October brings change, whether we want it or not. The earth begins to prepare for it's long slumber before winter. It can be very easy to loose sight of it's beauty when we can only see it's darkness. It brings glorious vibrant colours, and leaves that crunch and that smell of the earth, only found in fall. It's pumpkin spice everything and wearing extra sweaters. But it's difficult to visualize the beauty when all you are able to fixate on is the absence of another.

In addition to the Pumpkin Spice craze, October brings us Thanksgiving. Although Thanksgiving is not as big of a holiday here in Canada, it’s still is a beautiful opportunity to sit down, break bread with the ones that you love and come together. Even if you are not a "Thanksgiving person" it can still feel lonely. If this is your first Thanksgiving without your person, this can be a tough one, especially if that special person was the glue that held the family together and maintained all of the special family traditions.

I personally fall into the Clark Griswold (remember National Lampoons Christmas Vacation) manic way of thinking about holidays, every holiday. In my head, I envision my family around the table looking at me with love and gratitude. Their eyes glass over a little with delight at the amazing food I have prepared. There are not dirty dishes from the food prep stacked to the ceiling, the house looks like it was styled by Martha Stewart in her prime… in my head. The reality is trying to fight dogs off of stealing from the table, dishes stacked on the counter and sink like Jenga, one teaspoon away from a giant crash. The meal itself is always ready to erupt into “FOOD FIGHT”, and I need to force out of each person’s mouth what they are grateful for, and inevitably am irritated when they just repeat the person before’s answer. What I am saying is that it does not live up to my ridiculously high expectations of perfection. My unrealistic expectations are setting myself and my family up for defeat. I know that I am not alone in setting unrealistic expectations for a holiday.

Think of family traditions like a family recipe. Great Grandma’s pumpkin pie.

Not too many of us still use old woodstoves to cook, and we use different measurements.

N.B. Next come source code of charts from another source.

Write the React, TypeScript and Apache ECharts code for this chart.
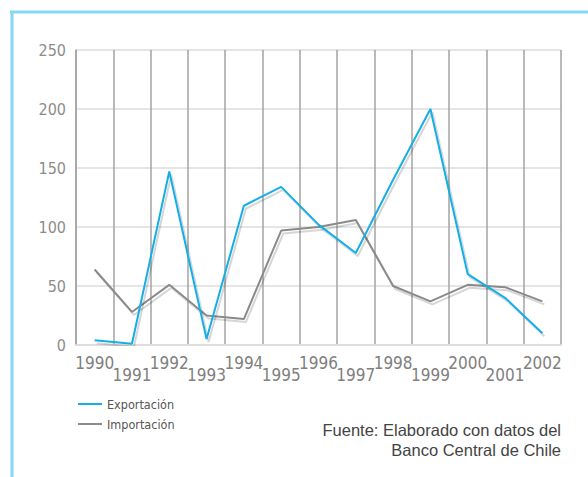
import React, { useEffect, useRef } from "react";
import * as echarts from "echarts";

const years = ["1990", "1991", "1992", "1993", "1994", "1995", "1996", "1997", "1998", "1999", "2000", "2001", "2002"];
const exportacion = [4, 1, 147, 5, 118, 134, 102, 78, 140, 200, 60, 40, 10];
const importacion = [64, 28, 51, 25, 22, 97, 100, 106, 50, 37, 51, 49, 37];
const yTicks = [0, 50, 100, 150, 200, 250];
const sourceLines = ["Fuente: Elaborado con datos del", "Banco Central de Chile"];

const NARROW = "'Liberation Sans Narrow', 'DejaVu Sans Condensed', sans-serif";

export default function App() {
  const ref = useRef<HTMLDivElement>(null);
  useEffect(() => {
    if (!ref.current) return;
    const chart = echarts.init(ref.current, null, { renderer: "svg" });
    const shadow = { shadowColor: "rgba(0,0,0,0.16)", shadowBlur: 1, shadowOffsetX: 2, shadowOffsetY: 3 };
    chart.setOption({
      animation: false,
      backgroundColor: "#ffffff",
      grid: { left: 76, right: 27, top: 50, bottom: 132, containLabel: false },
      legend: {
        orient: "vertical",
        left: 78,
        top: 397,
        padding: 0,
        itemWidth: 24,
        itemHeight: 14,
        itemGap: 6,
        icon: "path://M0,0 L24,0 L24,2 L0,2 Z",
        textStyle: { fontFamily: NARROW, fontSize: 12.5, lineHeight: 14, color: "#555" },
        data: ["Exportación", "Importación"],
      },
      xAxis: {
        type: "category",
        data: years,
        boundaryGap: true,
        axisLine: { show: true, lineStyle: { color: "#dddddd", width: 2 } },
        axisTick: { show: false },
        splitLine: { show: true, interval: 0, lineStyle: { color: "#a3a3a3", width: 1.5 } },
        axisLabel: {
          interval: 0,
          margin: 9,
          fontFamily: NARROW,
          fontSize: 17,
          color: "#808080",
          formatter: (v: string, i: number) => (i % 2 === 0 ? `{a|${v}}` : `{b|${v}}`),
          rich: {
            a: { fontFamily: NARROW, fontSize: 17, color: "#808080", padding: [0, 0, 0, 0] },
            b: { fontFamily: NARROW, fontSize: 17, color: "#808080", padding: [12, 0, 0, 0] },
          },
        },
      },
      yAxis: {
        type: "value",
        min: yTicks[0],
        max: yTicks[yTicks.length - 1],
        interval: 50,
        axisLine: { show: true, lineStyle: { color: "#a3a3a3", width: 1.5 } },
        axisTick: { show: false },
        splitLine: { show: true, lineStyle: { color: "#dcdcdc", width: 1.5 } },
        axisLabel: { margin: 10, fontFamily: NARROW, fontSize: 16, color: "#8c8c8c" },
      },
      series: [
        {
          name: "Importación",
          type: "line",
          data: importacion,
          symbol: "none",
          lineStyle: { color: "#8a8a8a", width: 2, ...shadow },
          itemStyle: { color: "#8a8a8a" },
        },
        {
          name: "Exportación",
          type: "line",
          data: exportacion,
          symbol: "none",
          lineStyle: { color: "#15aee6", width: 2, ...shadow },
          itemStyle: { color: "#15aee6" },
        },
      ],
      graphic: [
        { type: "line", shape: { x1: 10, y1: 12, x2: 588, y2: 12 }, style: { stroke: "#86d6f4", lineWidth: 3 } },
        { type: "line", shape: { x1: 12, y1: 11, x2: 12, y2: 477 }, style: { stroke: "#86d6f4", lineWidth: 3 } },
        ...sourceLines.map((t, i) => ({
          type: "text",
          x: 561,
          y: 430 + i * 20,
          style: {
            text: t,
            fontFamily: "'Liberation Sans', Arial, sans-serif",
            fontSize: 16.5,
            fill: "#444",
            align: "right",
            verticalAlign: "middle",
          },
        })),
      ],
    });
    return () => chart.dispose();
  }, []);
  return <div ref={ref} style={{ position: "fixed", left: 0, top: 0, width: 588, height: 477 }} />;
}
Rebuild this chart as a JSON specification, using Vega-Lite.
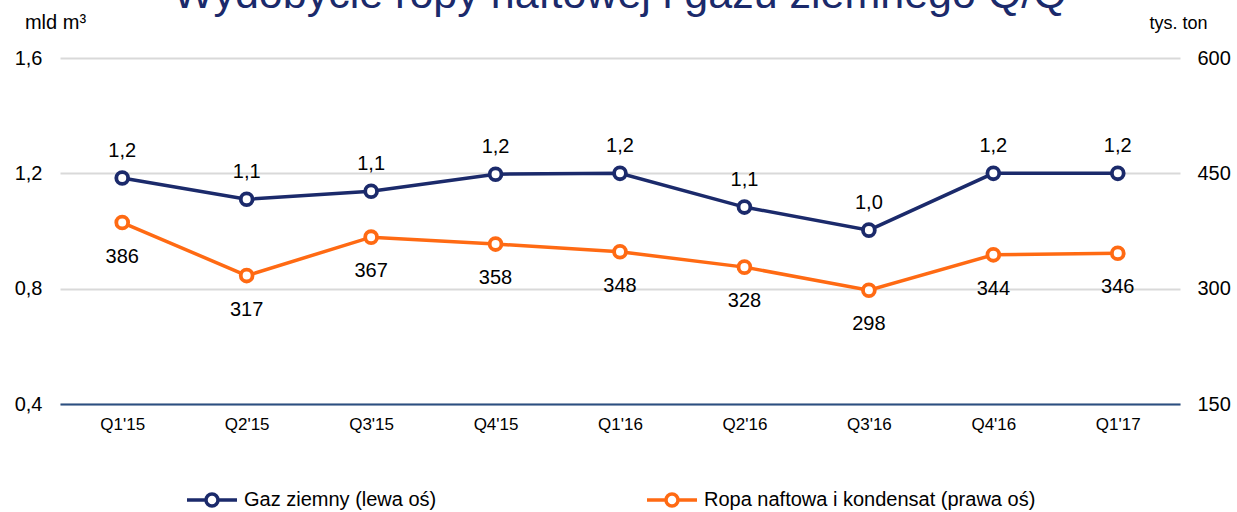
{
  "$schema": "https://vega.github.io/schema/vega-lite/v6.json",
  "width": 1120,
  "height": 346,
  "autosize": "none",
  "padding": {"left": 60, "top": 58, "right": 57, "bottom": 108},
  "config": {
    "font": "Liberation Sans",
    "view": {"stroke": null},
    "locale": {"number": {"decimal": ",", "thousands": " ", "grouping": [3], "currency": ["", " zł"]}}
  },
  "title": {
    "text": "Wydobycie ropy naftowej i gazu ziemnego Q/Q",
    "fontSize": 43,
    "fontWeight": "normal",
    "color": "#1b2a6b",
    "anchor": "middle",
    "frame": "group",
    "baseline": "alphabetic",
    "offset": 0,
    "dy": 39
  },
  "data": {
    "values": [
      {"quarter": "Q1'15", "series": "Gaz ziemny (lewa oś)", "value": 1.184},
      {"quarter": "Q2'15", "series": "Gaz ziemny (lewa oś)", "value": 1.11},
      {"quarter": "Q3'15", "series": "Gaz ziemny (lewa oś)", "value": 1.138},
      {"quarter": "Q4'15", "series": "Gaz ziemny (lewa oś)", "value": 1.197},
      {"quarter": "Q1'16", "series": "Gaz ziemny (lewa oś)", "value": 1.2},
      {"quarter": "Q2'16", "series": "Gaz ziemny (lewa oś)", "value": 1.083},
      {"quarter": "Q3'16", "series": "Gaz ziemny (lewa oś)", "value": 1.003},
      {"quarter": "Q4'16", "series": "Gaz ziemny (lewa oś)", "value": 1.2},
      {"quarter": "Q1'17", "series": "Gaz ziemny (lewa oś)", "value": 1.2},
      {"quarter": "Q1'15", "series": "Ropa naftowa i kondensat (prawa oś)", "value": 386},
      {"quarter": "Q2'15", "series": "Ropa naftowa i kondensat (prawa oś)", "value": 317},
      {"quarter": "Q3'15", "series": "Ropa naftowa i kondensat (prawa oś)", "value": 367},
      {"quarter": "Q4'15", "series": "Ropa naftowa i kondensat (prawa oś)", "value": 358},
      {"quarter": "Q1'16", "series": "Ropa naftowa i kondensat (prawa oś)", "value": 348},
      {"quarter": "Q2'16", "series": "Ropa naftowa i kondensat (prawa oś)", "value": 328},
      {"quarter": "Q3'16", "series": "Ropa naftowa i kondensat (prawa oś)", "value": 298},
      {"quarter": "Q4'16", "series": "Ropa naftowa i kondensat (prawa oś)", "value": 344},
      {"quarter": "Q1'17", "series": "Ropa naftowa i kondensat (prawa oś)", "value": 346}
    ]
  },
  "encoding": {
    "x": {
      "field": "quarter",
      "type": "ordinal",
      "sort": null,
      "scale": {"type": "point", "padding": 0.5},
      "axis": {
        "title": null,
        "labelAngle": 0,
        "ticks": false,
        "grid": false,
        "domainColor": "#2b4f81",
        "domainWidth": 2,
        "labelFontSize": 17,
        "labelColor": "#000000",
        "labelPadding": 12,
        "zindex": 1
      }
    },
    "color": {
      "field": "series",
      "type": "nominal",
      "scale": {
        "domain": ["Gaz ziemny (lewa oś)", "Ropa naftowa i kondensat (prawa oś)"],
        "range": ["#1b2a6b", "#ff6a13"]
      },
      "legend": {
        "title": null,
        "orient": "none",
        "direction": "horizontal",
        "legendX": 125,
        "legendY": 415,
        "padding": 0,
        "symbolType": "M-1,0H-0.24M0.24,0H1M-0.24,0A0.24,0.24 0 1,0 0.24,0A0.24,0.24 0 1,0 -0.24,0Z",
        "symbolSize": 2500,
        "symbolStrokeWidth": 3.5,
        "symbolFillColor": "#ffffff",
        "labelFontSize": 20,
        "labelColor": "#000000",
        "labelOffset": 5,
        "labelLimit": 500,
        "columnPadding": 203
      }
    }
  },
  "layer": [
    {
      "transform": [{"filter": "datum.series === 'Gaz ziemny (lewa oś)'"}],
      "encoding": {
        "y": {
          "field": "value",
          "type": "quantitative",
          "scale": {"domain": [0.4, 1.6], "nice": false, "zero": false},
          "axis": {
            "values": [0.4, 0.8, 1.2, 1.6],
            "format": ".1f",
            "grid": true,
            "gridColor": "#d9d9d9",
            "gridWidth": 2,
            "domain": false,
            "ticks": false,
            "labelFontSize": 20,
            "labelColor": "#000000",
            "labelPadding": 18,
            "title": "mld m³",
            "titleAngle": 0,
            "titleX": -5,
            "titleY": -30,
            "titleAlign": "center",
            "titleBaseline": "alphabetic",
            "titleFontWeight": "normal",
            "titleFontSize": 20,
            "titleColor": "#000000"
          }
        }
      },
      "layer": [
        {"mark": {"type": "line", "strokeWidth": 3.5}},
        {"mark": {"type": "point", "filled": false, "fill": "#ffffff", "size": 140, "strokeWidth": 3.8, "opacity": 1}},
        {
          "mark": {"type": "text", "fontSize": 20, "dy": -27, "baseline": "middle"},
          "encoding": {"text": {"field": "value", "type": "quantitative", "format": ".1f"}, "color": {"value": "#000000"}}
        }
      ]
    },
    {
      "transform": [{"filter": "datum.series === 'Ropa naftowa i kondensat (prawa oś)'"}],
      "encoding": {
        "y": {
          "field": "value",
          "type": "quantitative",
          "scale": {"domain": [150, 600], "nice": false, "zero": false},
          "axis": {
            "orient": "right",
            "values": [150, 300, 450, 600],
            "grid": false,
            "domain": false,
            "ticks": false,
            "labelFontSize": 20,
            "labelColor": "#000000",
            "labelPadding": 17,
            "title": "tys. ton",
            "titleAngle": 0,
            "titleX": -2,
            "titleY": -30,
            "titleAlign": "center",
            "titleBaseline": "alphabetic",
            "titleFontWeight": "normal",
            "titleFontSize": 18,
            "titleColor": "#000000"
          }
        }
      },
      "layer": [
        {"mark": {"type": "line", "strokeWidth": 3.5}},
        {"mark": {"type": "point", "filled": false, "fill": "#ffffff", "size": 140, "strokeWidth": 3.8, "opacity": 1}},
        {
          "mark": {"type": "text", "fontSize": 20, "dy": 34, "baseline": "middle"},
          "encoding": {"text": {"field": "value", "type": "quantitative", "format": "d"}, "color": {"value": "#000000"}}
        }
      ]
    }
  ],
  "resolve": {"scale": {"y": "independent"}}
}
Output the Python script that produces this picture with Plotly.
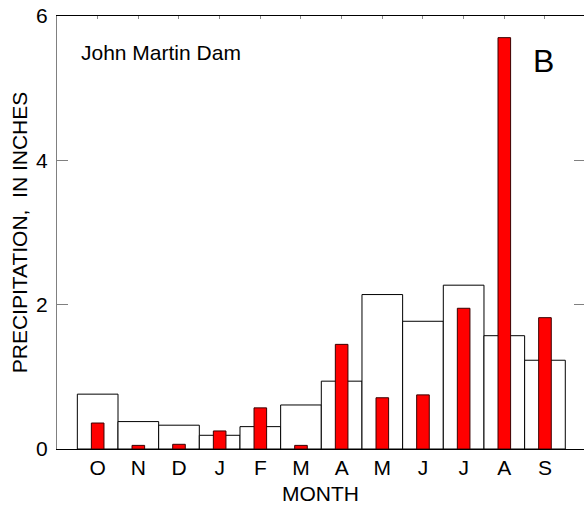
import plotly.graph_objects as go

months = ["O", "N", "D", "J", "F", "M", "A", "M", "J", "J", "A", "S"]
normal_precip = [0.76, 0.38, 0.33, 0.19, 0.31, 0.61, 0.94, 2.14, 1.77, 2.27, 1.57, 1.23]
observed_precip = [0.36, 0.05, 0.065, 0.25, 0.57, 0.05, 1.45, 0.71, 0.75, 1.95, 5.70, 1.82]
y_ticks = [0, 2, 4, 6]

xpos = list(range(len(months)))
FONT = "Arial, Liberation Sans, sans-serif"
FS = 21

fig = go.Figure()
fig.add_trace(go.Bar(
    x=xpos, y=normal_precip, width=1.0,
    marker=dict(color="white", line=dict(color="black", width=1)),
    showlegend=False, hoverinfo="skip"))
fig.add_trace(go.Bar(
    x=xpos, y=observed_precip, width=0.31,
    marker=dict(color="#ff0000", line=dict(color="#3a0000", width=1)),
    showlegend=False, hoverinfo="skip"))
fig.add_trace(go.Scatter(x=[], y=[], yaxis="y2", showlegend=False))

fig.update_layout(
    width=584, height=510,
    margin=dict(l=57, r=0, t=16, b=61),
    paper_bgcolor="white", plot_bgcolor="white",
    barmode="overlay",
    font=dict(family=FONT, size=FS, color="black"),
    xaxis=dict(
        range=[-1, 11.96], tickmode="array", tickvals=xpos, ticktext=months,
        showline=True, linecolor="black", linewidth=1, mirror="ticks",
        ticks="inside", ticklen=3, tickcolor="#888888",
        showgrid=False, zeroline=False, layer="below traces", automargin=False,
        tickfont=dict(size=FS), ticklabelstandoff=0,
        title=dict(text="MONTH", font=dict(size=FS), standoff=8),
    ),
    yaxis=dict(
        range=[0, 6], tickmode="array", tickvals=y_ticks,
        showline=True, linecolor="#808080", linewidth=1,
        ticks="inside", ticklen=11, tickcolor="#808080",
        showgrid=False, zeroline=False, layer="below traces", automargin=False,
        tickfont=dict(size=FS), ticklabelstandoff=4,
        title=dict(text="PRECIPITATION,  IN INCHES", font=dict(size=FS), standoff=2),
    ),
    yaxis2=dict(
        range=[0, 6], overlaying="y", side="right", tickmode="array", tickvals=y_ticks,
        showticklabels=False, showline=False, ticks="inside", ticklen=10,
        tickcolor="#808080", showgrid=False, zeroline=False, automargin=False,
    ),
    annotations=[
        dict(text="John Martin Dam", xref="paper", yref="paper",
             x=(79 - 57) / 527, y=(449 - 52) / 433, xanchor="left", yanchor="middle",
             showarrow=False, font=dict(size=FS)),
        dict(text="B", xref="paper", yref="paper",
             x=(543.5 - 57) / 527, y=(449 - 60.5) / 433, xanchor="center", yanchor="middle",
             showarrow=False, font=dict(size=32)),
    ],
)

fig.write_html("out.html", config={"displayModeBar": False},
               post_script="document.body.style.margin='0px';document.body.style.padding='0px';")
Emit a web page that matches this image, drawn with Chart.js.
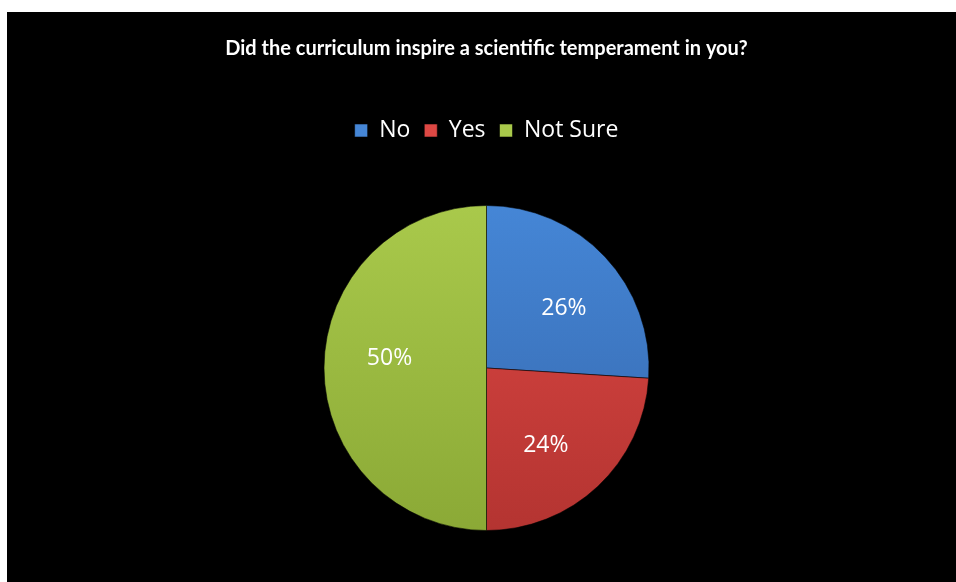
<!DOCTYPE html>
<html>
<head>
<meta charset="utf-8">
<script src="https://cdn.jsdelivr.net/npm/chart.js@4/dist/chart.umd.min.js"></script>
<style>
  html, body { margin: 0; padding: 0; background: #fff; }
  #wrap { position: absolute; left: 7px; top: 12px; width: 949px; height: 570px; background: #000; }
</style>
</head>
<body>
<div id="wrap"><canvas id="pie"></canvas></div>
<script>
const titleText = "Did the curriculum inspire a scientific temperament in you?";
const labels = ["No", "Yes", "Not Sure"];
const values = [26, 24, 50];
const topColors = ["#4586D6", "#DE4844", "#A9C94B"];
const bottomColors = ["#3567AC", "#B43431", "#8BA936"];

// vertical shading so the slices look a bit like the office 3D fill
function shade(ctx) {
  const i = ctx.dataIndex;
  const area = ctx.chart.chartArea;
  if (!area) return topColors[i];
  const g = ctx.chart.ctx.createLinearGradient(0, area.top, 0, area.bottom);
  g.addColorStop(0, topColors[i]);
  g.addColorStop(1, bottomColors[i]);
  return g;
}

// percentage text inside each slice
const sliceLabels = {
  id: "sliceLabels",
  afterDatasetsDraw(chart) {
    const c = chart.ctx;
    const total = values.reduce((a, b) => a + b, 0);
    chart.getDatasetMeta(0).data.forEach((arc, i) => {
      const p = arc.getProps(["x", "y", "startAngle", "endAngle", "outerRadius"], true);
      // excel nudges the labels a little clockwise
      const mid = (p.startAngle + p.endAngle) / 2 + 0.1;
      const r = p.outerRadius * 0.6;
      c.save();
      c.fillStyle = "#fff";
      c.font = "23px 'Open Sans'";
      c.textAlign = "center";
      c.textBaseline = "middle";
      c.fillText(Math.round(values[i] / total * 100) + "%", p.x + Math.cos(mid) * r, p.y + Math.sin(mid) * r);
      c.restore();
    });
  }
};

// extra room under the legend
const legendGap = {
  id: "legendGap",
  beforeInit(chart) {
    const fit = chart.legend.fit;
    chart.legend.fit = function () {
      fit.bind(chart.legend)();
      this.height += 53;
    };
  }
};

new Chart(document.getElementById("pie"), {
  type: "pie",
  data: {
    labels: labels,
    datasets: [{
      data: values,
      backgroundColor: shade,
      borderColor: "rgba(0,0,0,0.55)",
      borderWidth: 1
    }]
  },
  options: {
    responsive: true,
    maintainAspectRatio: false,
    animation: false,
    layout: { padding: { left: 10, right: 0, top: 0, bottom: 51 } },
    plugins: {
      title: {
        display: true,
        text: titleText,
        color: "#fff",
        font: { family: "Lato", size: 20, weight: "bold" },
        padding: { top: 25, bottom: 44 }
      },
      legend: {
        position: "top",
        labels: {
          color: "#fff",
          font: { family: "Open Sans", size: 23 },
          boxWidth: 13,
          boxHeight: 13,
          padding: 14
        }
      },
      tooltip: { enabled: false }
    }
  },
  plugins: [sliceLabels, legendGap]
});
</script>
</body>
</html>
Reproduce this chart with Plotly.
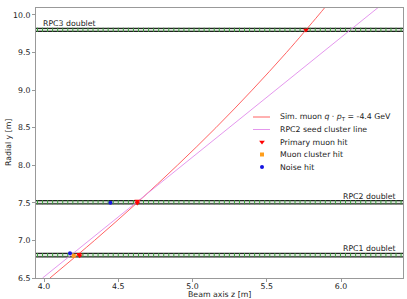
import numpy as np
import plotly.graph_objects as go

# ---- data ----
muon_y = [6.5, 7.0, 7.5, 8.0, 8.5, 9.0, 9.5, 10.0, 10.1]
muon_z = [4.04, 4.34, 4.626, 4.898, 5.157, 5.401, 5.632, 5.849, 5.891]

seed_z = [3.99, 6.25]
seed_y = [6.5, 10.1]

primary_z = [4.236, 4.240, 4.628, 4.628, 5.764]
primary_y = [6.815, 6.795, 7.525, 7.497, 9.800]

cluster_z = [4.200]
cluster_y = [6.797]

noise_z = [4.175, 4.447]
noise_y = [6.828, 7.502]

doublet_names = ["RPC1 doublet", "RPC2 doublet", "RPC3 doublet"]
doublet_low = [6.782, 7.487, 9.783]
doublet_high = [6.827, 7.530, 9.823]

legend_labels = ["Sim. muon <i>q</i> · <i>p</i><sub>T</sub> = -4.4 GeV", "RPC2 seed cluster line",
                 "Primary muon hit", "Muon cluster hit", "Noise hit"]

x_ticks = [4.0, 4.5, 5.0, 5.5, 6.0]
y_ticks = [6.5, 7.0, 7.5, 8.0, 8.5, 9.0, 9.5, 10.0]
x_range = [3.946, 6.417]
y_range = [6.5, 10.093]
strip_pitch = 0.034

FONT = "DejaVu Sans"
FS = 7.8
TXT = "#222222"
RED = "rgba(255,70,70,0.85)"
PINK = "rgba(225,140,235,0.9)"

fig = go.Figure()

# doublet detector bands
for lo, hi in zip(doublet_low, doublet_high):
    fig.add_shape(type="rect", x0=x_range[0], x1=x_range[1], y0=lo, y1=hi,
                  fillcolor="#dde8dd", line=dict(width=0), layer="below")
    for yy in (lo, hi):
        fig.add_shape(type="line", x0=x_range[0], x1=x_range[1], y0=yy, y1=yy,
                      line=dict(color="#222222", width=1.2), layer="below")
    strips = np.arange(x_range[0] + 0.01, x_range[1], strip_pitch)
    fig.add_trace(go.Scatter(x=strips, y=[(lo + hi) / 2] * len(strips), mode="markers",
                             marker=dict(symbol="line-ns", size=3, line=dict(color="#3a9a3a", width=1)),
                             showlegend=False, hoverinfo="skip"))

fig.add_trace(go.Scatter(x=muon_z, y=muon_y, mode="lines", line=dict(color=RED, width=1),
                         line_shape="spline", showlegend=False))
fig.add_trace(go.Scatter(x=seed_z, y=seed_y, mode="lines", line=dict(color=PINK, width=1),
                         showlegend=False))

mk_primary = dict(symbol="triangle-down", size=5, color="red")
mk_cluster = dict(symbol="square", size=4, color="#ff9e1b")
mk_noise = dict(symbol="circle", size=4, color="#1515e0")
fig.add_trace(go.Scatter(x=primary_z, y=primary_y, mode="markers", marker=mk_primary, showlegend=False))
fig.add_trace(go.Scatter(x=cluster_z, y=cluster_y, mode="markers", marker=mk_cluster, showlegend=False))
fig.add_trace(go.Scatter(x=noise_z, y=noise_y, mode="markers", marker=mk_noise, showlegend=False))

# ---- manual legend (paper coordinates) ----
L0, B0, PW, PH = 36, 278, 367, 270  # plot area in pixels
def px2paper(px, py):
    return (px - L0) / PW, (B0 - py) / PH
def px2data(px, py):
    fx, fy = px2paper(px, py)
    return x_range[0] + fx * (x_range[1] - x_range[0]), y_range[0] + fy * (y_range[1] - y_range[0])

rows = [117, 129.5, 142, 154.5, 167]
for i, lab in enumerate(legend_labels):
    tx, ty = px2paper(278, rows[i])
    fig.add_annotation(xref="paper", yref="paper", x=tx, y=ty, text=lab, xanchor="left", yanchor="middle",
                       showarrow=False, font=dict(family=FONT, size=FS, color=TXT))
for i, col in enumerate([RED, PINK]):
    x0, y0 = px2paper(253, rows[i])
    x1, _ = px2paper(270, rows[i])
    fig.add_shape(type="line", xref="paper", yref="paper", x0=x0, x1=x1, y0=y0, y1=y0,
                  line=dict(color=col, width=1))
for i, mk in zip([2, 3, 4], [mk_primary, mk_cluster, mk_noise]):
    dx, dy = px2data(262, rows[i])
    fig.add_trace(go.Scatter(x=[dx], y=[dy], mode="markers", marker=mk, showlegend=False, hoverinfo="skip"))

# doublet labels
fig.add_annotation(x=3.979, y=doublet_high[2], text=doublet_names[2], xanchor="left", yanchor="bottom",
                   showarrow=False, font=dict(family=FONT, size=FS, color=TXT), yshift=-2)
for i in (0, 1):
    fig.add_annotation(x=6.385, y=doublet_high[i], text=doublet_names[i], xanchor="right", yanchor="bottom",
                       showarrow=False, font=dict(family=FONT, size=FS, color=TXT), yshift=-2)

# axis titles
fig.add_annotation(xref="paper", yref="paper", x=0.5, y=px2paper(0, 294)[1], text="Beam axis z [m]",
                   xanchor="center", yanchor="middle", showarrow=False, font=dict(family=FONT, size=FS, color=TXT))
fig.add_annotation(xref="paper", yref="paper", x=px2paper(8, 0)[0], y=0.5, text="Radial y [m]", textangle=-90,
                   xanchor="center", yanchor="middle", showarrow=False, font=dict(family=FONT, size=FS, color=TXT))

axis_common = dict(showline=True, mirror=True, linecolor="#999999", linewidth=1, automargin=False,
                   ticks="outside", ticklen=3, tickcolor="#999999", showgrid=False, zeroline=False,
                   tickfont=dict(family=FONT, size=FS, color=TXT))
fig.update_xaxes(range=x_range, tickvals=x_ticks, ticktext=[f"{v:.1f}" for v in x_ticks],
                 ticklabelstandoff=-2, **axis_common)
fig.update_yaxes(range=y_range, tickvals=y_ticks, ticktext=[f"{v:.1f}" for v in y_ticks], **axis_common)

fig.update_layout(width=407, height=299, margin=dict(l=36, r=4, t=8, b=21, autoexpand=False),
                  plot_bgcolor="white", paper_bgcolor="white", showlegend=False,
                  font=dict(family=FONT, size=FS, color=TXT))

fig.write_html("out.html", config={"displayModeBar": False},
               post_script="document.body.style.margin='0';document.body.style.overflow='hidden';")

Over the years there have been modifications (ever ask your mom or grandma for a recipe and most cannot nail down the exact measurements, it's a pinch of this, a dab of that).

Heat oven to 350 degrees.

Set aside premade pie shell.

Mix in a stand mixer 1 can of pumpkin pie filling; 7 large eggs or 2 cups of liquid eggs; 1 tablespoon of 18% table cream; 1 and a half cups plus 2 teaspoons of light brown sugar packed tight; 1 teaspoon of salt; 3 cups of evaporated milk. Mix until it is smooth. Pour into pie crust and bake at 350 for 35 to 40 minutes. Cool. Before serving top each slice of pie with ready whip coconut flavoured whipped cream in a can or cool whip.

Is this the same recipe, no, well kind of… traditions can change to suit what we need when we need it. The world will not spin off of it's axis if you take a year off from family tradition to mend your broken heart. It’s also ok to go to a bakery and buy a pie, or buy a grocery store pie. It’s ok to go out for dinner, or even eat sandwiches or skip this year. The important thing about tradition is not the actual execution of events, but rather the joy and comfort they bring. If they no longer provide joy or comfort why would you put yourself through it?

The moral of the story, it’s ok to lower your expectations, because you didn’t follow the family traditions this year, doesn’t mean you can’t next year of the year after. Traditions can change and morph like Grandma’s pie. The important thing in this world is allowing yourself space and time. There are ways that you can include and honour your person in every celebration, to include them. Set an extra setting at the table that remains empty, or if that's too hard, say their name. Tell funny or heart warming stories about them around the table. Celebrate, or abstain from celebration, it's ok.

Whatever you decide to do this holiday, remember to be grateful. It can be difficult to think of gratitude when in grief, but it actually changes your brain chemicals and sets up up to better deal with the loss.